Give all the lines below again, exactly, with no pictures.

§ §

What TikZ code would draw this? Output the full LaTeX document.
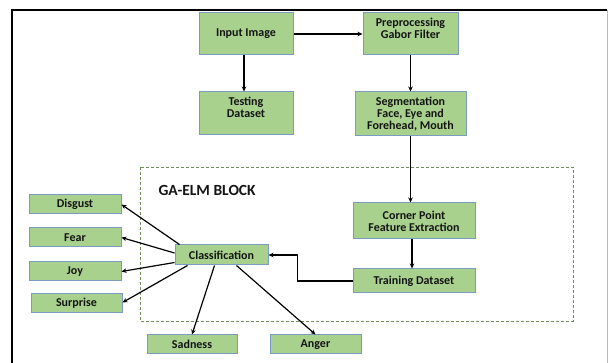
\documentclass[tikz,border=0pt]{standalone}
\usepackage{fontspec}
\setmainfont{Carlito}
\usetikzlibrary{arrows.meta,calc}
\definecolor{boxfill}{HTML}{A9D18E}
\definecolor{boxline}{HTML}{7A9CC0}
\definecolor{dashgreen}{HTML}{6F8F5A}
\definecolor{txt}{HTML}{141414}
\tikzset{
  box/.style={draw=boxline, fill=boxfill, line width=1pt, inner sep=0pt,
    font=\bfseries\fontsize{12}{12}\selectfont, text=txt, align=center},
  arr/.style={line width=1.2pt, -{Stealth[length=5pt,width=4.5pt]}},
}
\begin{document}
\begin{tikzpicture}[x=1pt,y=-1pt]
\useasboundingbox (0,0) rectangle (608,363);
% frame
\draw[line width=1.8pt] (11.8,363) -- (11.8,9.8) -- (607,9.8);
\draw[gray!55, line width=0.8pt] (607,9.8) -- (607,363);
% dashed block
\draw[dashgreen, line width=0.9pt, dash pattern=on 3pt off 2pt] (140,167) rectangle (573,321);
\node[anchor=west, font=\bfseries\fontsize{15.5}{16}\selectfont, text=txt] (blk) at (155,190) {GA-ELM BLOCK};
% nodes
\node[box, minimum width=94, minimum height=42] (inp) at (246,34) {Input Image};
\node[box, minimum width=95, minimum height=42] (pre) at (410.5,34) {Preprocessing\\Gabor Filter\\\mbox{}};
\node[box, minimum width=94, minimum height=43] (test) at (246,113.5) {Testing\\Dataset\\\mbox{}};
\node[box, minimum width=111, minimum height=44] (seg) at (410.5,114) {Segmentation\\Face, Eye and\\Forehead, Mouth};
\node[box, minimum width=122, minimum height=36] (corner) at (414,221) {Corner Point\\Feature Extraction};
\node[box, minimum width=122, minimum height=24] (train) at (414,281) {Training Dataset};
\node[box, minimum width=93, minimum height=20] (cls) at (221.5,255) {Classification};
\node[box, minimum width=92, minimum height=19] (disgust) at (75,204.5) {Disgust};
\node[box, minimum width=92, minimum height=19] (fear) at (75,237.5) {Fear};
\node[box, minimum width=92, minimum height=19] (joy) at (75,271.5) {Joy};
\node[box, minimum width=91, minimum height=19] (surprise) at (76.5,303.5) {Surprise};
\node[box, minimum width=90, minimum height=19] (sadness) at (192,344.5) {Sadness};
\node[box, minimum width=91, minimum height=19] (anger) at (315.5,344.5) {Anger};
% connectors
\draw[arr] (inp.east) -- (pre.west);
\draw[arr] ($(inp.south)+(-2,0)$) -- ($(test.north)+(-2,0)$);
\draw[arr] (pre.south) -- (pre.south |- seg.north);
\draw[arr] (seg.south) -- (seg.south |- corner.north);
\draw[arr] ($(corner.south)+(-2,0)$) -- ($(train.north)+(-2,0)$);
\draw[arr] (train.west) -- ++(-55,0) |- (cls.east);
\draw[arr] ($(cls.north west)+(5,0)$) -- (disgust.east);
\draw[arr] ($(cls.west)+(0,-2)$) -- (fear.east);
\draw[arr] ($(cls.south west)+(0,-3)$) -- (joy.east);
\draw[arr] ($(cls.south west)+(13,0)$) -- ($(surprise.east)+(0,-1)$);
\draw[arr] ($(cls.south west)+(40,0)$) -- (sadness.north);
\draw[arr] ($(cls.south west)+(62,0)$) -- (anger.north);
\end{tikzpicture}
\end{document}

§ §

## Correct answer
What TikZ code would draw this? Output the full LaTeX document.
\documentclass[tikz,border=0pt]{standalone}
\usepackage{fontspec}
\setmainfont{Carlito}
\usetikzlibrary{arrows.meta,calc}
\definecolor{boxfill}{HTML}{A9D18E}
\definecolor{boxline}{HTML}{7A9CC0}
\definecolor{dashgreen}{HTML}{6F8F5A}
\definecolor{txt}{HTML}{141414}
\tikzset{
  box/.style={draw=boxline, fill=boxfill, line width=1pt, inner sep=0pt,
    font=\bfseries\fontsize{12}{12}\selectfont, text=txt, align=center},
  arr/.style={line width=1.2pt, -{Stealth[length=5pt,width=4.5pt]}},
}
\begin{document}
\begin{tikzpicture}[x=1pt,y=-1pt]
\useasboundingbox (0,0) rectangle (608,363);
% frame
\draw[line width=1.8pt] (11.8,363) -- (11.8,9.8) -- (607,9.8);
\draw[gray!55, line width=0.8pt] (607,9.8) -- (607,363);
% dashed block
\draw[dashgreen, line width=0.9pt, dash pattern=on 3pt off 2pt] (140,167) rectangle (573,321);
\node[anchor=west, font=\bfseries\fontsize{15.5}{16}\selectfont, text=txt] (blk) at (155,190) {GA-ELM BLOCK};
% nodes
\node[box, minimum width=94, minimum height=42] (inp) at (246,34) {Input Image};
\node[box, minimum width=95, minimum height=42] (pre) at (410.5,34) {Preprocessing\\Gabor Filter\\\mbox{}};
\node[box, minimum width=94, minimum height=43] (test) at (246,113.5) {Testing\\Dataset\\\mbox{}};
\node[box, minimum width=111, minimum height=44] (seg) at (410.5,114) {Segmentation\\Face, Eye and\\Forehead, Mouth};
\node[box, minimum width=122, minimum height=36] (corner) at (414,221) {Corner Point\\Feature Extraction};
\node[box, minimum width=122, minimum height=24] (train) at (414,281) {Training Dataset};
\node[box, minimum width=93, minimum height=20] (cls) at (221.5,255) {Classification};
\node[box, minimum width=92, minimum height=19] (disgust) at (75,204.5) {Disgust};
\node[box, minimum width=92, minimum height=19] (fear) at (75,237.5) {Fear};
\node[box, minimum width=92, minimum height=19] (joy) at (75,271.5) {Joy};
\node[box, minimum width=91, minimum height=19] (surprise) at (76.5,303.5) {Surprise};
\node[box, minimum width=90, minimum height=19] (sadness) at (192,344.5) {Sadness};
\node[box, minimum width=91, minimum height=19] (anger) at (315.5,344.5) {Anger};
% connectors
\draw[arr] (inp.east) -- (pre.west);
\draw[arr] ($(inp.south)+(-2,0)$) -- ($(test.north)+(-2,0)$);
\draw[arr] (pre.south) -- (pre.south |- seg.north);
\draw[arr] (seg.south) -- (seg.south |- corner.north);
\draw[arr] ($(corner.south)+(-2,0)$) -- ($(train.north)+(-2,0)$);
\draw[arr] (train.west) -- ++(-55,0) |- (cls.east);
\draw[arr] ($(cls.north west)+(5,0)$) -- (disgust.east);
\draw[arr] ($(cls.west)+(0,-2)$) -- (fear.east);
\draw[arr] ($(cls.south west)+(0,-3)$) -- (joy.east);
\draw[arr] ($(cls.south west)+(13,0)$) -- ($(surprise.east)+(0,-1)$);
\draw[arr] ($(cls.south west)+(40,0)$) -- (sadness.north);
\draw[arr] ($(cls.south west)+(62,0)$) -- (anger.north);
\end{tikzpicture}
\end{document}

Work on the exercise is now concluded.